Although there was "no allegation that [the in-house counsel] personally benefited from the alleged expenditures" and he was not personally involved in the expenditures, the court declined to dismiss the claim for corporate waste because the complaint could be read to assert that the in-house counsel was "aware of the alleged corporate waste and took no action, as [a] fiduciar[y], to prevent such conduct . . . [I]t is conceivable that no person acting in good faith in pursuit of [the company's] interest would approve [the expenditures]." (Slip Opinion at 32-33, emphasis added.) The expenditures at issue included (i) leasing 25 hours of private flight time from an executive jet service for $112,939.70 and monthly lease payments of $2,207.38 for a luxury automobile at a time when the company had a negative net income of $33,094.00 and only $117,699 of cash available, and (ii) the following year, more private flight costs and paying the chief operating officer a $500,000 bonus together with 1,000,000 shares of stock when the company had a net loss of $13,427,523 for the fiscal year. (Id. at 31-32.)
Professional negligence.
The Chapter 7 trustee alleged that the company's in-house counsel breached the applicable standards of care by "not providing oversight and failing to provide advice that would have prevented the Company from submitting SEC filings that included material misrepresentation" and "became or aware or should have been aware of the malfeasance and misdealing and discrepancies in the Company's revenue; however, no actions were taken consistent with [his] fiduciary duties to remedy or ameliorate the discrepancies until after [the President's] resignation." (Slip Opinion at 43, emphasis added.) The court declined to dismiss the trustee's claim for professional negligence.
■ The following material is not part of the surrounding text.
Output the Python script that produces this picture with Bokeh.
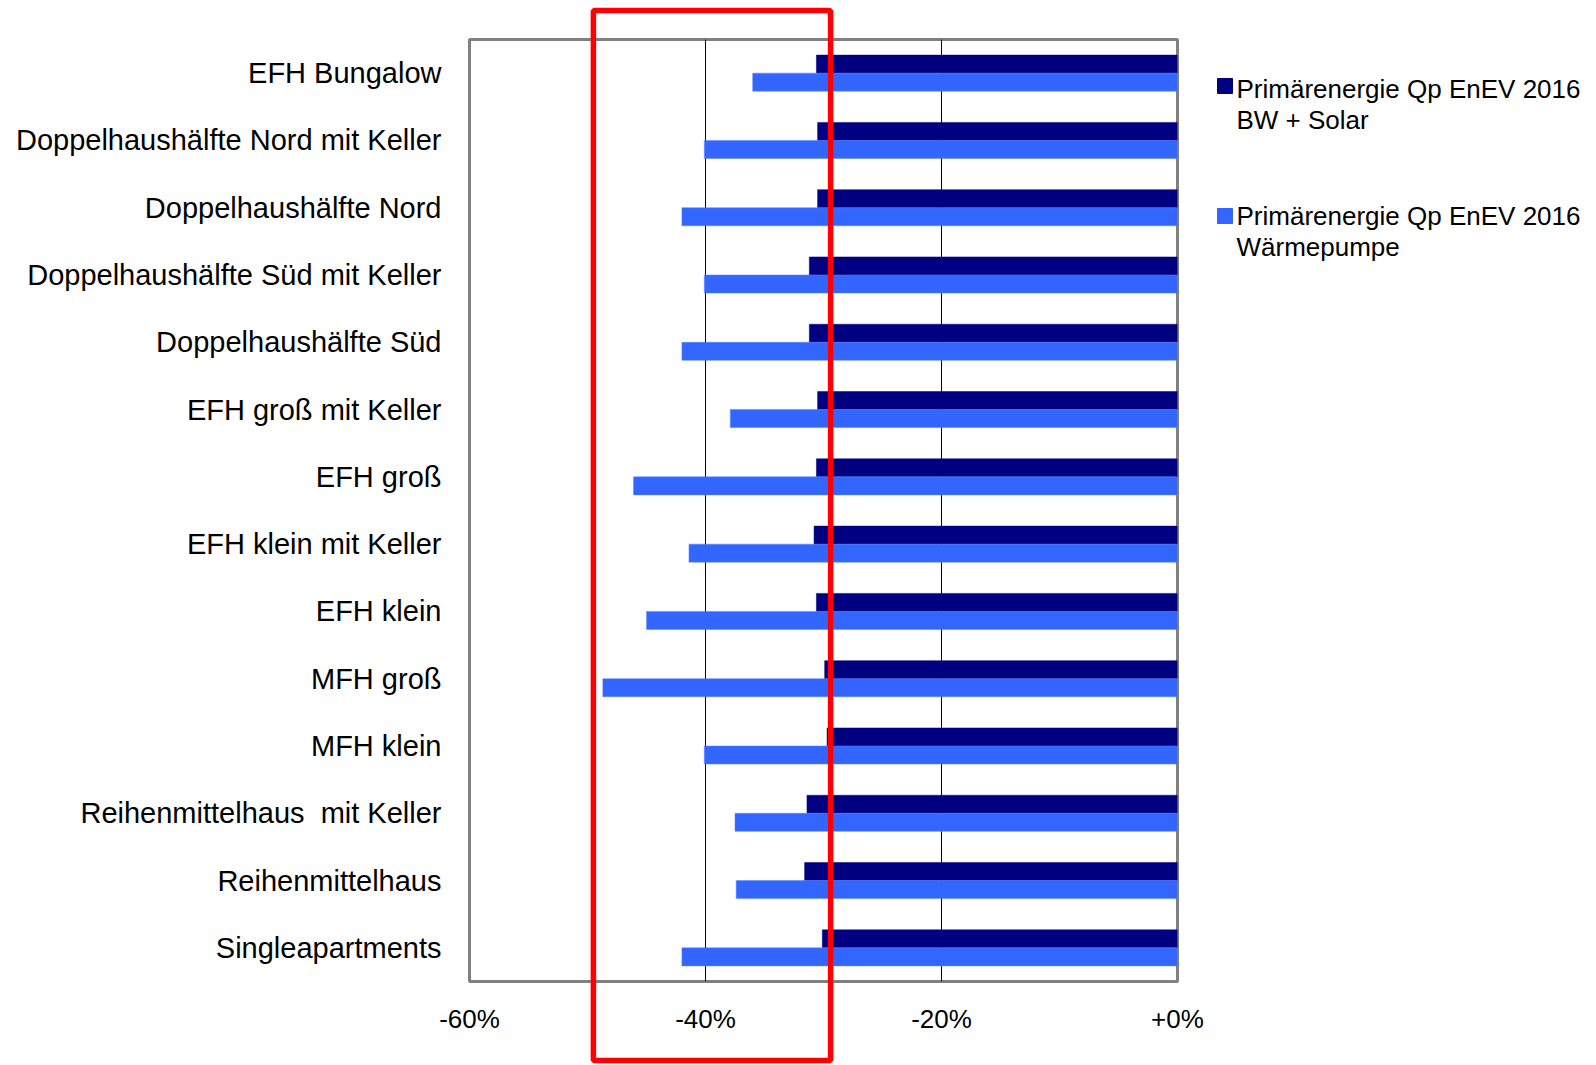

Some caveats, and conclusion.
(1) It is not entirely clear how much of the in-house counsel's exposure was due to his alleged role as de facto in-house counsel and how much to his role as a corporate officer. (2) The court acknowledges that on the corporate waste claim, "the call" is "a close one." (Slip Opinion at 32.) (3) The bar is high on a motion to dismiss, so the fact that the court declined to dismiss the claims is far from a determination of liability. The court had to "accept as true all allegations in the complaint," "draw reasonable inferences in the light most favorable to the plaintiff" and not grant the in-house counsel's motion to dismiss unless it "appears to a certainty that no relief could be granted under any set of facts which could be proved." (Id. at 22, citations omitted.) All of that said, in the post-Enron era, the law appears to be continuing to evolve to impose greater duties on in-house counsel, including fiduciary duties to implement and utilize monitoring systems, provide oversight and advice regarding possible wrongdoing, and take action to prevent, remedy or ameliorate others' wrongdoing. Bankruptcy trustees, in their quest for recoveries for the benefit of a bankruptcy estate and its creditors, have become increasingly aggressive in recent years in asserting claims against a debtor company's former officers, directors and professionals for alleged negligence and malfeasances during the pre-bankruptcy period. Because it is impossible to know at any given point in time whether a company may wind up with financial troubles and voluntarily or involuntarily become a debtor in a federal bankruptcy case, it behooves all in-house counsel to be mindful of cases like Miller v. McDonald and to conduct themselves in a way that will be defensible with the benefit of 20-20 hindsight.